As her self described obsession with sex, and food, shaped this intensely overwhelming desire to share her works in dots and sometimes, the phallic outline; her genius clearly stems from the hallucinatory workings of her mind. Her work has been definitive of a lot of expressions from surrealism, feminist art, to abstract expressionism, to simply put – the cathartic freedom of creation.
In 1977, Ms. Kusama moved back to Tokyo and found the art scene to be a lot more constricted than in New York. She has been working from her studio in Tokyo since then. She lives in a psychiatric institution voluntarily and travels to her studio everyday.
Having lived in the centre of the art revolution of the 1960’s in New York, and having worked alongside Andy Warhol, and Claes Oldenburg; her work offers many contexts.

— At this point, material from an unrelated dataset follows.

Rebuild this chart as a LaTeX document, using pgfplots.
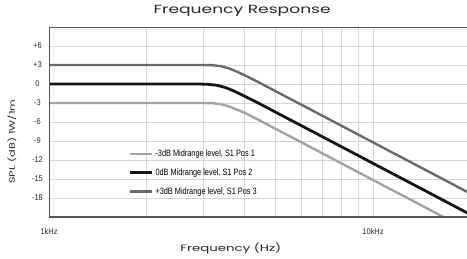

In that period she experimented with the Naked Happening Orgy and Flag Burning which took part in 1968. She sold polka dotted garments with perforations that were used during her performances at the time, and she created the paper Orgy which featured sexually explicit images of the Orgy happenings.
From the sense of displacement felt by a Japanese woman in 1960’s America, to someone looking for a cathartic outlet for her need for expression; Yayoi Kusama’s is one story that must be shared. It is almost like a melancholic soliloquy of an individual who can’t help but create, share, and invite one into her world of the seemingly neurotic and obsessive. Her need to escape her psychological trauma through her vision of the endless dot in the infiniteness offered by the mirrored space is her plot, and her narrative. And they are incredibly beautiful and transcendental, for some of the most relevant creations in the world, have arisen from the pain of conflict of the self.
Are you excited about the Louis Vuitton and Yayoi Kusama collection? It’s available from July 11,’12, and I, personally, just hope that her work doesn’t lose itself in the big bad world of ‘the brand name’. The campaign doesn’t rob one of all of it, so I’ll wait.